→ **GOAL**: Extract the lines of the material below, beginning with the first and ending with the line that holds "plt.rcParams['font.family'] = ['Liberation". Skip every picture.

→ **INFORMATION SHOWN**:
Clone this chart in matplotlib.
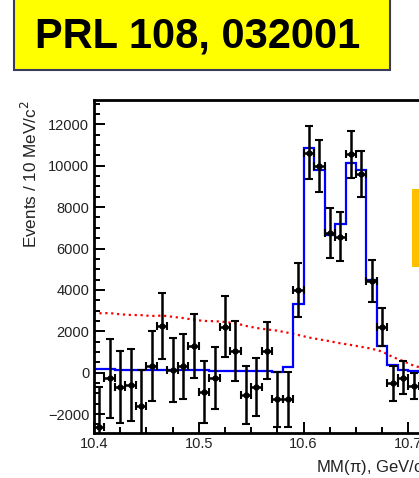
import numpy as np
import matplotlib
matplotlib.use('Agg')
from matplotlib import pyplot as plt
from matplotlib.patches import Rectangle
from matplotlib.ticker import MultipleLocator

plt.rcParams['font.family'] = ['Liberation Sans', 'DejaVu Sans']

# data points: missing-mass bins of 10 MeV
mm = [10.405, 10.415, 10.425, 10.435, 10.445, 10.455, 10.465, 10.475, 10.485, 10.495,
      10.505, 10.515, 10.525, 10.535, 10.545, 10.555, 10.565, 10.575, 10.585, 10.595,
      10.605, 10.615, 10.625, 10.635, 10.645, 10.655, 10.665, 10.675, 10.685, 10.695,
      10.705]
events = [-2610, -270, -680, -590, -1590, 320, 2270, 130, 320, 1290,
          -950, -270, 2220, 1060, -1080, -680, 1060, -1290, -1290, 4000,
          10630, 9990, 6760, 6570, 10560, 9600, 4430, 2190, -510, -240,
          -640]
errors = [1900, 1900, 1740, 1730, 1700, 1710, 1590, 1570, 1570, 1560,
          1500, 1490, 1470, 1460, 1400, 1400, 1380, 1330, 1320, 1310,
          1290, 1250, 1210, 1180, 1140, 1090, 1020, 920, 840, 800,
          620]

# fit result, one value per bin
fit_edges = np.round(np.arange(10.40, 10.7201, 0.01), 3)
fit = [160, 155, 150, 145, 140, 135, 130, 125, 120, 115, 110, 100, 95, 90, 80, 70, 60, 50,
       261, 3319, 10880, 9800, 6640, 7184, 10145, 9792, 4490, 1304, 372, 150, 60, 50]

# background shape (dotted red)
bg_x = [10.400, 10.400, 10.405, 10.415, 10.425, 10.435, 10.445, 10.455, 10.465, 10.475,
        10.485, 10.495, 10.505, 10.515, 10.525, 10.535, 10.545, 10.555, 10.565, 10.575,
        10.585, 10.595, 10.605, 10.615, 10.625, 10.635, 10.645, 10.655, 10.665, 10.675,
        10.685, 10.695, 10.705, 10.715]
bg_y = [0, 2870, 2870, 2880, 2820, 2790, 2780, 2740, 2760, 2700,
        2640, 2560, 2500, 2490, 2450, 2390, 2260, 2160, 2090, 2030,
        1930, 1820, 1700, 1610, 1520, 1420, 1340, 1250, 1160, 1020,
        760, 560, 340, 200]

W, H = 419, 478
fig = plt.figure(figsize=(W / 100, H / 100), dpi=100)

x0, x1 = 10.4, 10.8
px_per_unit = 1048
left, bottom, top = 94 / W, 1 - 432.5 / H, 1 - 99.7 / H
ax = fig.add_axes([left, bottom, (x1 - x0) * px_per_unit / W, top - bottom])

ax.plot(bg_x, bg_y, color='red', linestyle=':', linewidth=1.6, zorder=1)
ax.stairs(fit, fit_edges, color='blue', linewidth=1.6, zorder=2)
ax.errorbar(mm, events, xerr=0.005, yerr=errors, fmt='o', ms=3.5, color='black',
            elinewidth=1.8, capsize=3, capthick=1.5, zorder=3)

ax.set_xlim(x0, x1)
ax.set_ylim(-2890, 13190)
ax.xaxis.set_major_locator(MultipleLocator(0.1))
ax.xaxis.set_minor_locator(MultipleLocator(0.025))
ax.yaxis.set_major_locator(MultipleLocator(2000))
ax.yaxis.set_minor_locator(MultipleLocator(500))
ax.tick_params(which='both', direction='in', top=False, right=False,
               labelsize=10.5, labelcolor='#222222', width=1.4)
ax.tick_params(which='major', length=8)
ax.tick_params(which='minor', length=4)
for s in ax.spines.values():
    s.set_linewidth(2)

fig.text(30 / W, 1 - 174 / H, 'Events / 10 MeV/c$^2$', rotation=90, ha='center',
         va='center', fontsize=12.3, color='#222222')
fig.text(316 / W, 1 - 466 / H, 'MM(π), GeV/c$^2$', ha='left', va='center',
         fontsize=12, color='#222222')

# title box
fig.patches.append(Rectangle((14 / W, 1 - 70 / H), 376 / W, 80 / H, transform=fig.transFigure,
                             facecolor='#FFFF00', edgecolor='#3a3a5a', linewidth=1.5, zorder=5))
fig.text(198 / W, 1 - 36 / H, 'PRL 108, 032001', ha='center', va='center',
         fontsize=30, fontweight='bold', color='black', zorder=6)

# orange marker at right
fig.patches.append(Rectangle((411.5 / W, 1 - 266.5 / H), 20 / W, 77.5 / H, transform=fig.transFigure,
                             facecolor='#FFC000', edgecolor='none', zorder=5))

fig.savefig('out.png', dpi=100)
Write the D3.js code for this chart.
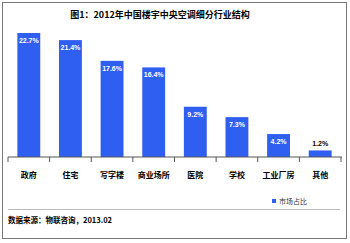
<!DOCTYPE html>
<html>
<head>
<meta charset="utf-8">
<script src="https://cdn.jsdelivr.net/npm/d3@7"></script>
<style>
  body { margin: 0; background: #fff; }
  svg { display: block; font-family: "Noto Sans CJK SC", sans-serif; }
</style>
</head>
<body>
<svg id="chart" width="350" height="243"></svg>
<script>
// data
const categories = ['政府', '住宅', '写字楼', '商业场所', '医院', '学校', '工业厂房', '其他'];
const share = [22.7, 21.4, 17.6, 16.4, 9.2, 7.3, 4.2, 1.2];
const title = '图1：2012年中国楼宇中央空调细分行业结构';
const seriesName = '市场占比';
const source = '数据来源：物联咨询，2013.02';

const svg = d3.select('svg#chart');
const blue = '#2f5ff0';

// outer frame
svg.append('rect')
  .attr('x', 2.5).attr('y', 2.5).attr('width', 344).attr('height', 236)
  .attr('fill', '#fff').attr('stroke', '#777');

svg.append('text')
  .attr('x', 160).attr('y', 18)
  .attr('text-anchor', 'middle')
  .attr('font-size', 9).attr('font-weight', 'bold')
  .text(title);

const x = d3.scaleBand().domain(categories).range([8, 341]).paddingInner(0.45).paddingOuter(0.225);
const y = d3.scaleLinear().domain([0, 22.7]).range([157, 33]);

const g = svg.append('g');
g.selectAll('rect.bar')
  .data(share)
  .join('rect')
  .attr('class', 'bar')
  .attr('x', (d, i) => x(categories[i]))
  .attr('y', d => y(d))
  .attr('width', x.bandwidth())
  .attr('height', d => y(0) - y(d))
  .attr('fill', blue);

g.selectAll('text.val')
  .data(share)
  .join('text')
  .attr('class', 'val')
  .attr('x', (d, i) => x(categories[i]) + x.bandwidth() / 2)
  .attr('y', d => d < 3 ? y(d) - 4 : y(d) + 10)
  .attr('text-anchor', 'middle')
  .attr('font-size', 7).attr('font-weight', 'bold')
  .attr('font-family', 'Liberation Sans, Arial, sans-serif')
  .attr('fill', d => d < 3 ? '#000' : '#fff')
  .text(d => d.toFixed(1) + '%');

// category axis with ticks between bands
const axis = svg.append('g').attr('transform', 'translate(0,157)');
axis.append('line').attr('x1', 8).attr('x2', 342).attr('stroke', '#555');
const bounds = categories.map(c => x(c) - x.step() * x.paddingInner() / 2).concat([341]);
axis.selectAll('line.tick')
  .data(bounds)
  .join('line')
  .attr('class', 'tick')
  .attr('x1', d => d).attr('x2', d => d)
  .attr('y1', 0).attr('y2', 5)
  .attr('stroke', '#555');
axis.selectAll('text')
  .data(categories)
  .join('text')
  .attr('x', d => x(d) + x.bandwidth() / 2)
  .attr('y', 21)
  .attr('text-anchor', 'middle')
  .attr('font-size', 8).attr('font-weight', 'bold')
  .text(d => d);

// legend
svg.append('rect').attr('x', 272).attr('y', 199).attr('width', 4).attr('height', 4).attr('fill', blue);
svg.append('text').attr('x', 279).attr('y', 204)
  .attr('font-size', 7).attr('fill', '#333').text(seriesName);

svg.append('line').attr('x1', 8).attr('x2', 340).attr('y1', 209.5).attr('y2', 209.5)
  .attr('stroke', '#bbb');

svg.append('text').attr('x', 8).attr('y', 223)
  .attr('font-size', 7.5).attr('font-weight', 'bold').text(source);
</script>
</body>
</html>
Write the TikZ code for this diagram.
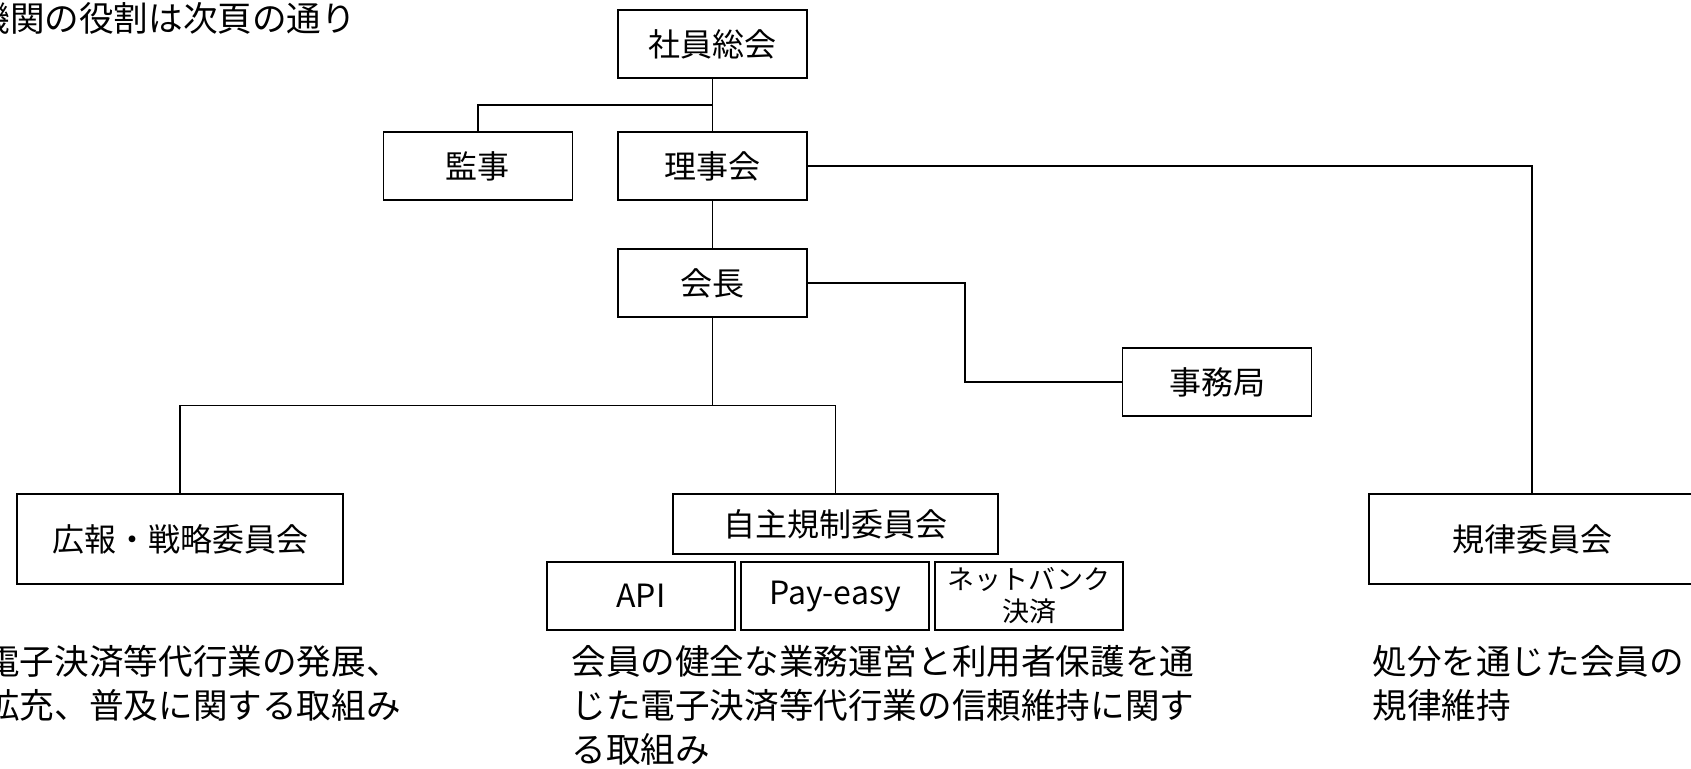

→ **WORKED ANSWER**:
Clone this chart in matplotlib.
import numpy as np
import matplotlib
matplotlib.use('Agg')
from matplotlib import pyplot as plt
from matplotlib.patches import Rectangle
from matplotlib.ticker import MultipleLocator

plt.rcParams['font.family'] = ['Liberation Sans', 'DejaVu Sans']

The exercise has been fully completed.